The War Had Lost Much Of The Good Humour Which Marked Its
Outset.
A fiercer feeling had been engendered on both sides by the
long strain, but the execution of rebels by the British, though
much to be deplored, is still recognised as one of the rights of a
belligerent.
When one remembers the condonation upon the part of
the British of the use of their own uniforms by the Boers, of the
wholesale breaking of paroles, of the continual use of expansive
bullets, of the abuse of the pass system and of the red cross, it
is impossible to blame them for showing some severity in the
stamping out of armed rebellion within their own Colony. If stern
measures were eventually adopted it was only after extreme leniency
had been tried and failed. The loss of five years' franchise as a
penalty for firing upon their own flag is surely the most gentle
correction which an Empire ever laid upon a rebellious people.
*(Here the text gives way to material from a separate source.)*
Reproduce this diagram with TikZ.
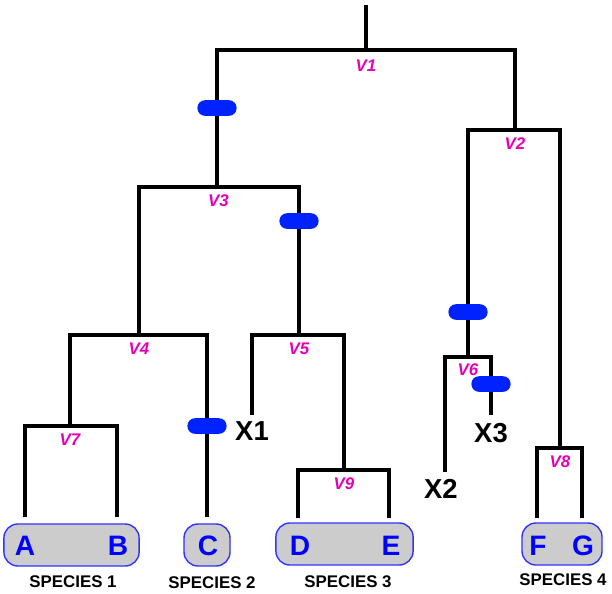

At the beginning of August the connected systematic work of
French's columns began to tell. In a huge semicircle the British
were pushing north, driving the guerillas in front of them.
Scheepers in his usual wayward fashion had broken away to the
south, but the others had been unable to penetrate the cordon and
were herded over the Stormberg to Naauwport line. The main body of
the Boers was hustled swiftly along from August 7th to August 10th,
from Graaf-Reinet to Thebus, and thrust over the railway line at
that point with some loss of men and a great shedding of horses.